2026-05-02
Every time you spin up a Docker container, a cloud VM, or WSL, you're relying on hardware virtualization extensions baked into your CPU. Before these existed, virtualization was a painful software trick. Let's look at what the silicon actually does.
The problem: x86 wasn't virtualizable. In the 1990s, Popek and Goldberg formalized that a CPU is virtualizable if all sensitive instructions trap when executed in unprivileged mode. x86 failed this test — 17 instructions behaved differently in user mode instead of trapping. For example, POPF silently ignores the interrupt flag when run in Ring 3. A guest OS running in Ring 1 or Ring 3 couldn't tell it wasn't in Ring 0. VMware's original solution was binary translation — scanning guest code and patching these instructions at runtime. It worked, but added ~15-25% overhead on privileged code paths.
Intel VT-x (2005) and AMD SVM (2006) fixed this in hardware. Both added a new privilege level below Ring 0. Intel calls it VMX root mode; AMD calls it host mode. The hypervisor runs here. Guest OSes run in Ring 0 as usual — but inside a non-root context. When the guest executes a sensitive instruction, the CPU triggers a VM exit: it saves the entire guest state into a memory structure (Intel's VMCS or AMD's VMCB), loads the hypervisor's state, and transfers control. The hypervisor handles the event, then executes VMRESUME to re-enter the guest.
The VMCS (Virtual Machine Control Structure) is the key data structure — roughly 4 KB, containing guest register state, control fields that specify which events cause exits, and host state for the hypervisor to resume into. You configure it to trap on I/O port access, MSR reads, CR register writes, or specific interrupts. This is how the hypervisor controls what the guest can and can't touch without binary translation.

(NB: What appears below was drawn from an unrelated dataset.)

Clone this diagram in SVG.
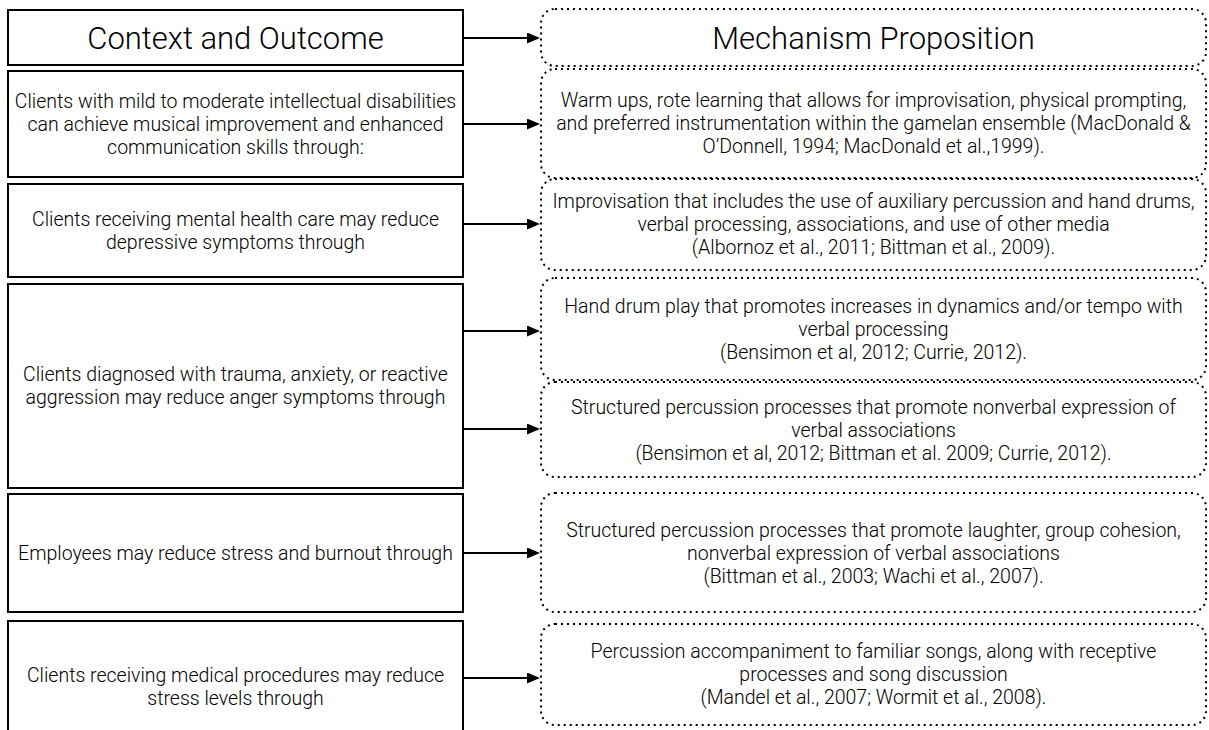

Nested page tables (EPT/NPT) added a second critical piece. Without them, every guest page table update required a VM exit so the hypervisor could maintain shadow page tables — thousands of exits per second during boot. EPT (Intel) and NPT (AMD) add a second level of address translation in hardware: guest-virtual → guest-physical → host-physical. The TLB walker handles both levels. This eliminated shadow page tables and cut VM exit rates dramatically.
Rule of thumb: a VM exit costs roughly 500–1500 cycles on modern hardware (save state, switch context, restore state). If your workload triggers 100,000 exits/second on a 4 GHz core, that's ~50–150 million cycles lost — about 1–4% overhead just from transitions. This is why passthrough I/O (VT-d/SR-IOV) matters for network-heavy VMs: it eliminates exits on every packet.
Real-world example: KVM on Linux uses VT-x directly. When you launch a QEMU/KVM guest, the KVM_RUN ioctl executes VMLAUNCH. Every time the guest hits a trapped instruction, the CPU exits to KVM's handler in the host kernel. Run perf kvm stat live on a Linux host and you'll see exactly which exit reasons dominate — typically EPT violations, I/O instructions, and MSR accesses.